O que nos podem contar sobre as vossas oficinas de cinema de animação?
As oficinas são o modo mais directo para “educar” o nosso público sobre o que é e como se faz cinema de animação. O Francisco é o animador da casa e juntos criámos uma dupla com uma boa dinâmica. Fazemos oficinas para todas as idades. Deparamo-nos por vezes, principalmente com os mais jovens, com as dificuldades do abrandamento, condição essencial para se fazer animação, não trabalhássemos nós imagem por imagem. Mas no geral há um sentido de descoberta que nos entusiasma a todos. Usamos geralmente a técnica de recortes e, havendo continuidade, avançamos para a animação de volumes. Estamos a programar uma formação para professores que envolverá também animação 2D e edição. Para o público em geral iremos fazer em 2023 uma oficina no último fim-de-semana de Fevereiro no AEI, o nosso estúdio nos Casais de São Lourenço.
Que projectos têm na manga para o futuro?
O Manifest será bienal, logo acontecerá em Setembro de 2024 nos mesmos moldes. Em Setembro de 2023, para não se perder o hábito de ver cinema de animação na Ericeira no final do Verão, faremos três sessões nos dias 22, 23 e 24, com as conversas do costume em torno das obras, e tentaremos ter pelo menos um realizador presente para partilhar a sua experiência.

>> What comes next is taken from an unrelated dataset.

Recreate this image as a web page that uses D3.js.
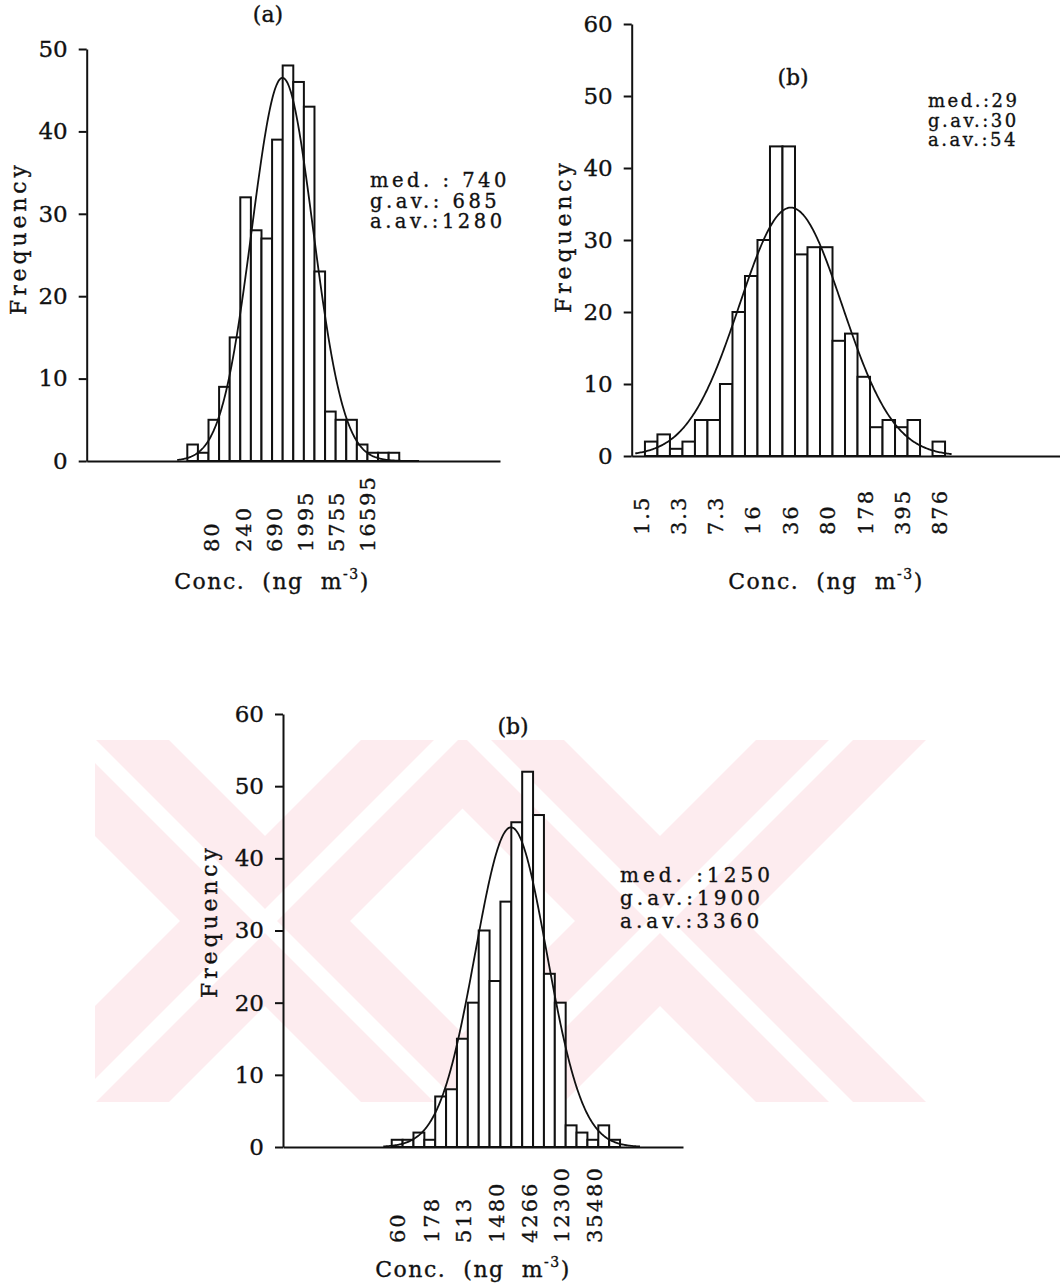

Ainda por confirmar existe a possibilidade de fazermos sessões de cinema comentadas nas escolas para um número alargado de crianças. Se as escolas não podem ir ao auditório, iremos nós às escolas. Serão programas curtos, com cerca de 30 minutos, com uma breve demonstração de como se faz cinema de animação e uma explicação sobre os filmes em termos de temática e técnica. Em termos de trabalho pessoal, pretendo desenvolver, ainda em fase de projecto, o meu próximo filme, pois acima de tudo somos artistas, realizadores de cinema, e a nossa arte é o motor para tudo o resto.